- Born: William Mestrezat John 1888 Trinidad, Colorado, United States
- Died: 1962 (aged 73–74) Los Angeles, California, United States
- Education: Princeton University

= William M. John =

American writer

William Mestrezat John (1888⁠ – 1962) was an American rancher, short story writer, and novelist.

==Early life==
John was born in Trinidad, Colorado. He attended Princeton University and graduated in 1910. Among this graduating class, he was one of only six students heralding from west of the Mississippi River.

==Career==

Later in life, John would return to Colorado, continuing his life as a rancher and farmer. He took up writing, fictionalizing individuals he witnessed in life. Many of his works were set in the fictional Tumbleweed Valley. It is believed that this location may have been based on the "Sunflower Valley" in Las Animas County, Colorado.

His first novel, 1929's Seven Women, garnered critical praise from The New York Times. The Saturday Review praised the book's overall quality, saying the writing was impressive for a debut novel, but they also criticized the characters for being one dimensional. The Bookmans brief review somewhat contradicts The Saturday Review, suggesting John successfully justified the ruthless characters, giving readers insight into each woman's worldview. The Philadelphia Inquirer, in a critical notice of Every Wise Woman (1931), described Seven Women as "psychologically acute".

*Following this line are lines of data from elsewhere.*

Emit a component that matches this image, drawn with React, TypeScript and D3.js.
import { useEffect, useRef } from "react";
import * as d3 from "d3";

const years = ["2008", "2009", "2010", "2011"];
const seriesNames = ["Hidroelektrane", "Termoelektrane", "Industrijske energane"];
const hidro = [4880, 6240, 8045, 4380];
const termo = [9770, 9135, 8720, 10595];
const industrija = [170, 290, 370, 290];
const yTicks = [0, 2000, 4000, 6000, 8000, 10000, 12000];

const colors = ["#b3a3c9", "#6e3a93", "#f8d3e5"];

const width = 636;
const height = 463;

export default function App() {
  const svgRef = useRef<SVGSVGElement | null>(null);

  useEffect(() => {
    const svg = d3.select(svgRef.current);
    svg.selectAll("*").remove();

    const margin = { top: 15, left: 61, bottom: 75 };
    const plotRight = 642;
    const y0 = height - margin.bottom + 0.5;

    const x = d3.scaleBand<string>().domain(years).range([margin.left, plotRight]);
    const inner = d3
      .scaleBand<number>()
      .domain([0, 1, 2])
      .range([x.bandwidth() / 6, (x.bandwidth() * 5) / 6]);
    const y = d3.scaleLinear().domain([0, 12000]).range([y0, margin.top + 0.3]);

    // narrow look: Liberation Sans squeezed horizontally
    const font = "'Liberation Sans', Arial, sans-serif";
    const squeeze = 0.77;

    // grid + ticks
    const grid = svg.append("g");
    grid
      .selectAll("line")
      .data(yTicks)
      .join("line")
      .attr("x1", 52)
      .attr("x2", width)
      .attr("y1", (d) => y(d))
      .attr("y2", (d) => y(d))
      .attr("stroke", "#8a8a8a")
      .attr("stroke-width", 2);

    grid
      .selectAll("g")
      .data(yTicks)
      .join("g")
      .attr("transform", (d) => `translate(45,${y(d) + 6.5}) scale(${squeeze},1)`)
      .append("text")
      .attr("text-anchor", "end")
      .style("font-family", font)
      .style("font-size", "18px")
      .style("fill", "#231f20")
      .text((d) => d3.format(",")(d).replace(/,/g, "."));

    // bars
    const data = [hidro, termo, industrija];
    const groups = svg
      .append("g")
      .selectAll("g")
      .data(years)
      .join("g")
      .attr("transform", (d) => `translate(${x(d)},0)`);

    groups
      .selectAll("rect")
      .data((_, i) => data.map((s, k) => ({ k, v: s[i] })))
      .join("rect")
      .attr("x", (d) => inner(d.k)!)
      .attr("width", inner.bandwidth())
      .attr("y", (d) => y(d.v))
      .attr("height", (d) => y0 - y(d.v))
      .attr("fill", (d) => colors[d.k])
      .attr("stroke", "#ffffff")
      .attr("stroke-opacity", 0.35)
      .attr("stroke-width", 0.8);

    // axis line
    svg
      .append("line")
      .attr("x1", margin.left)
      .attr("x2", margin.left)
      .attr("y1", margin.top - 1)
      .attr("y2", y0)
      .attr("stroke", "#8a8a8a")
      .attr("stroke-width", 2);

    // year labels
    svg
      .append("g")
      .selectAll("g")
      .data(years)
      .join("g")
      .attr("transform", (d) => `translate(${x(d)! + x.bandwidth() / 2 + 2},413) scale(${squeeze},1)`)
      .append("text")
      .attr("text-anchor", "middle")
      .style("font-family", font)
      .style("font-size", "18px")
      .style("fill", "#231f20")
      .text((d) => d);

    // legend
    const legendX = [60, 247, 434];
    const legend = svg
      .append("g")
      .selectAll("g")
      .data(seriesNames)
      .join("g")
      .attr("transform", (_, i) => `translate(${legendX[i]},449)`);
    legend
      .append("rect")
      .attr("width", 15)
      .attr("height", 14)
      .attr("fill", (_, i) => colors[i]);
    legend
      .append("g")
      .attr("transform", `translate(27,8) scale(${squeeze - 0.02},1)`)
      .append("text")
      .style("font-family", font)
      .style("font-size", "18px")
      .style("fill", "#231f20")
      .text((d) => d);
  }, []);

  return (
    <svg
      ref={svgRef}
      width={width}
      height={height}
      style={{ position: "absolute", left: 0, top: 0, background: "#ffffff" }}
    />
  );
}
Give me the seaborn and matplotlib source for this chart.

Mere months after his debut novel appeared as a best-seller, his short story "Neither Jew nor Greek" won him an O. Henry Award in 1930, tying with W. R. Burnett's short story, "Dressing Up." The two authors shared equally the $500 prize money. John's second novel, Every Wise Woman (1931), received criticism from The Saturday Review, which described the novel as blunt, monotonous, and less effective than John's previous book. However, John's novel Mingled Yarn (1933) received praise from The Denver Post, with columnist Caroline Bancroft saying, "[John is] fast becoming that of a first-rate humorist in that homely American tradition of which Mark Twain is its outstanding example."

In 1931, John would become an elected officer to the newly formed Colorado Author's League. However, following a non-fatal heart attack, John's writing career effectively concluded in the early 1940s.

==Literary works==
===Novels===
- Seven Women (1929)
- Every Wise Woman (1931)
- Mingled Yarn (1933)
- Circumstance (1935)

===Short stories===
- "Through Hell," The Century Magazine (September 1926)
- "In the Interests of Light and Learnin'," The Century Magazine (September 1927)
- "Tilly Tells the Story," The Century Magazine (December 1927)
- "Love Germ," The Century Magazine (February 1928)
- "Miss Pansy's Pansies," The Century Magazine (July 1928)
- "Concernin' Names," The Century Magazine (September 1928)
- "That Passeth Understandin'," The Century Magazine (February 1929)
- "Vieve's Man," The Century Magazine (April 1929)
- "Neither Jew Nor Greek," The Century Magazine (August 1929)
- "After All I've Done," Ladies' Home Journal (September 1930)
- "I-and-My," Ladies' Home Journal (April 1931)
- "Emma and Frank," Scribner's Magazine (December 1937)

==Literary awards==
- O. Henry Award, first prize, 1930, for "Neither Jew nor Greek". Tied for first place with W. R. Burnett.

==Scholarship foundation==
John started a scholarship in honor of his sister, Mary John Goree, who died in 1944. Established in 1947 (only taking effect in 1962 after John's death), The Princeton Goree Scholarship is offered to Las Animas County, Colorado students looking to attend Princeton.

In 2014, the foundation overseeing the scholarship (the Mary John Goree Las Animas County Scholarship Foundation) created a second scholarship called the Las Animas Goree Scholarship, an award offered to students looking to attend colleges other than Princeton.